## Start Data provided
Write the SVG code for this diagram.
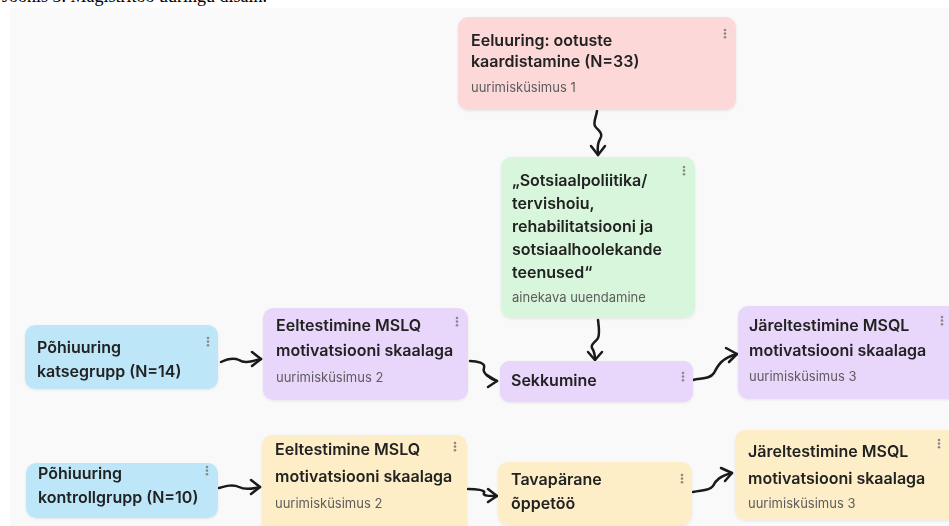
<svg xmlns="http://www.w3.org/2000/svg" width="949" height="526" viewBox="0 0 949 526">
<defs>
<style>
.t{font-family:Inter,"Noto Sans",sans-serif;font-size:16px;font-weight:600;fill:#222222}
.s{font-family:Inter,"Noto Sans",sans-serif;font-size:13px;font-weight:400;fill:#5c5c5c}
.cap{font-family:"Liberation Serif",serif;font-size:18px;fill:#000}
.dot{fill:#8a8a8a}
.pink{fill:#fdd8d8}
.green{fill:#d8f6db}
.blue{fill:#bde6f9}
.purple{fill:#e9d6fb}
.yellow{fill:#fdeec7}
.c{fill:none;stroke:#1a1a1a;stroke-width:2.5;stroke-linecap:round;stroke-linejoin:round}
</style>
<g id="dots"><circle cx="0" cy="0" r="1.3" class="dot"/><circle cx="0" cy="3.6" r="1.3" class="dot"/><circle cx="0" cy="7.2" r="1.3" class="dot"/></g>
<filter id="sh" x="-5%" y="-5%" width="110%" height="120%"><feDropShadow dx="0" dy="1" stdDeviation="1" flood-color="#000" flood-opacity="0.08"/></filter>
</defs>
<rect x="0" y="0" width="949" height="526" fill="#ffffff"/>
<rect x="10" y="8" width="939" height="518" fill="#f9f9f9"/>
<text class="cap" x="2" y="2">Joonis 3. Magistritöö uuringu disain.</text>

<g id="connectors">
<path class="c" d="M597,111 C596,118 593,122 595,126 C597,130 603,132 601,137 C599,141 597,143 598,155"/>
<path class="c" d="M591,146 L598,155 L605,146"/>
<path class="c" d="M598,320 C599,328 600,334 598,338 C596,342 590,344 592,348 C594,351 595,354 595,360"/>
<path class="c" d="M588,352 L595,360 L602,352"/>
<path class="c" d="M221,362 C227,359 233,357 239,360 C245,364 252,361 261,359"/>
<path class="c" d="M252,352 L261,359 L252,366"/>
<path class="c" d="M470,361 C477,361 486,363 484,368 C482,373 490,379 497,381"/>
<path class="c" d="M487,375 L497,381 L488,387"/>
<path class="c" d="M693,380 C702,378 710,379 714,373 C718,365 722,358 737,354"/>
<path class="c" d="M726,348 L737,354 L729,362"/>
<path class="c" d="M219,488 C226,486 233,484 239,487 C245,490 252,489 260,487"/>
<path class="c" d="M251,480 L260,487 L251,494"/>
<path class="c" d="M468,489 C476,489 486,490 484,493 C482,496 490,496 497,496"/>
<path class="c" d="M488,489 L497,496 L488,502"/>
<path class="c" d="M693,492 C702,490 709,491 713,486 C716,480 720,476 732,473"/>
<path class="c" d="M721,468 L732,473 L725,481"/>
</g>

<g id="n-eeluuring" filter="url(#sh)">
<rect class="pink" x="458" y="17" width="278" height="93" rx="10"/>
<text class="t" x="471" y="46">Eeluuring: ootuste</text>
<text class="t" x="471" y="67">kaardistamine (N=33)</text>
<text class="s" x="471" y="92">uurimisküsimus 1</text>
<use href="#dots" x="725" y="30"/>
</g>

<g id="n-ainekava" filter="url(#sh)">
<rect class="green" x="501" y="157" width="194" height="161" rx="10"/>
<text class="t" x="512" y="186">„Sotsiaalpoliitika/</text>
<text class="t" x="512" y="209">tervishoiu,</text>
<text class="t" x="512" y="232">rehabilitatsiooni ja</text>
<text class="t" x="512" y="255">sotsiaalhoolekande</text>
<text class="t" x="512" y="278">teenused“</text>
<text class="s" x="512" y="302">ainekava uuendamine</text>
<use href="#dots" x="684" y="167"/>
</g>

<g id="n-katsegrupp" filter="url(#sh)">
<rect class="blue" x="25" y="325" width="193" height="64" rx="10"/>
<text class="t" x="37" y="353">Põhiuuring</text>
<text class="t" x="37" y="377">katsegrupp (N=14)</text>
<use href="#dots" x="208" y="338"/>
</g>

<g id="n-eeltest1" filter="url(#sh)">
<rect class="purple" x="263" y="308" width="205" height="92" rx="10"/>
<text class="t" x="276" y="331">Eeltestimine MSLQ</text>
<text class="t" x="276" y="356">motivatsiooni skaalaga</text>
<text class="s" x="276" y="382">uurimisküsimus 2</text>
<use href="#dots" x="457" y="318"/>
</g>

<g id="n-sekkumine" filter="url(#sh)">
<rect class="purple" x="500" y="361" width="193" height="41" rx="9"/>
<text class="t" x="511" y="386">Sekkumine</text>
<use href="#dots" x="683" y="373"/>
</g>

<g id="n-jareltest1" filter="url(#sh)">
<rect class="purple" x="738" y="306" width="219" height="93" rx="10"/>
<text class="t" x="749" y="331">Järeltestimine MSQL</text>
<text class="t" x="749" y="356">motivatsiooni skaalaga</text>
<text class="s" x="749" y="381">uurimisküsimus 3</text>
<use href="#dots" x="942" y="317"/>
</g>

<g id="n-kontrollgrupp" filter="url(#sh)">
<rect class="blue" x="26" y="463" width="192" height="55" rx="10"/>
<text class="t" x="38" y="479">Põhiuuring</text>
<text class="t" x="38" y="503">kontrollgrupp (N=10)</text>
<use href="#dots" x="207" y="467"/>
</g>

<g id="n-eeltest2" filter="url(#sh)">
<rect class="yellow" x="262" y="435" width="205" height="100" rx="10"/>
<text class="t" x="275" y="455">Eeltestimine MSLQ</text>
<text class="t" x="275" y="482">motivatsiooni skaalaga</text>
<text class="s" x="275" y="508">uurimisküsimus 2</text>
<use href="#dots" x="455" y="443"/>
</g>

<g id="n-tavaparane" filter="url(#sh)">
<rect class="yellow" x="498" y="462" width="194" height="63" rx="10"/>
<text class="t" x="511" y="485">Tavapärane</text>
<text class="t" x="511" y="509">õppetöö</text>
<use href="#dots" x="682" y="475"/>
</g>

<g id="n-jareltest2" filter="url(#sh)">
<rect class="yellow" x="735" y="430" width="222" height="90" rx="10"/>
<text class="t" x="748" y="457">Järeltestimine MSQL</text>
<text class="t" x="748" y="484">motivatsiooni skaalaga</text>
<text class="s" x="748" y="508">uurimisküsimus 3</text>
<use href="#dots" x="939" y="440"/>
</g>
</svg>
## End Data provided
## Start Data provided
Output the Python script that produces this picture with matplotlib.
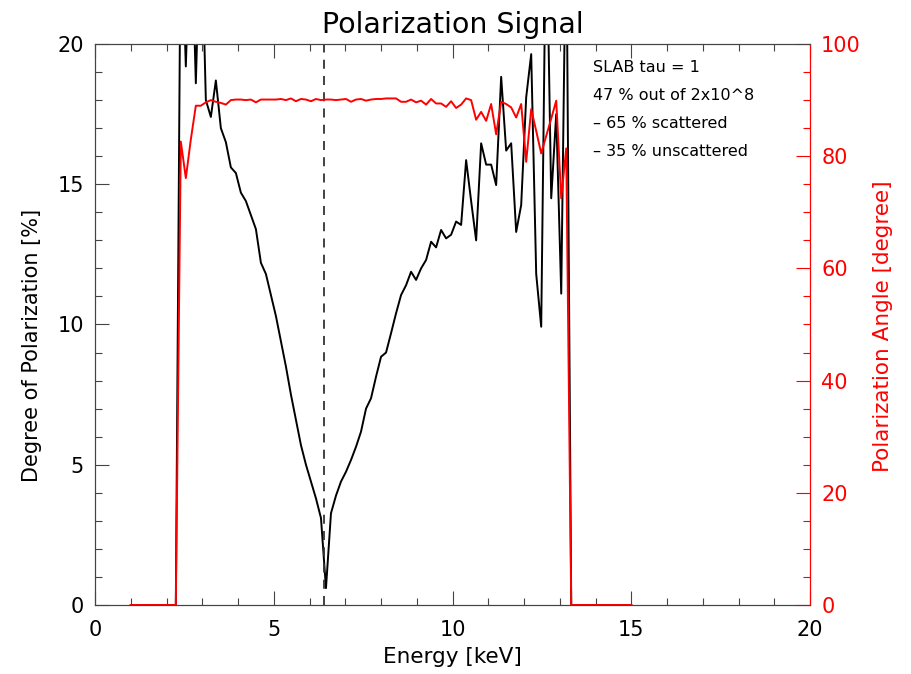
## End Data provided
## Start Data provided
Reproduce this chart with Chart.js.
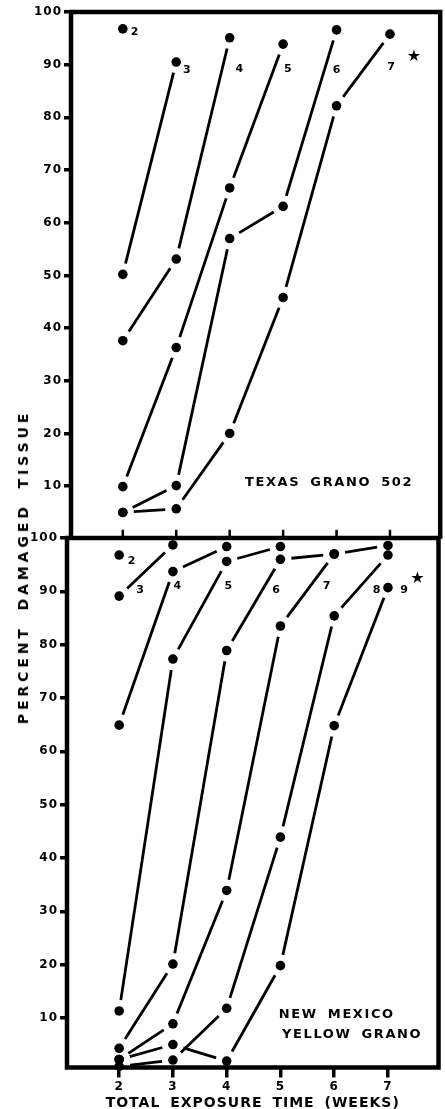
## End Data provided
- **Task instructions**: Reply with nothing except the number of lines in the listing above that include "this".

- **Exercise output**: 3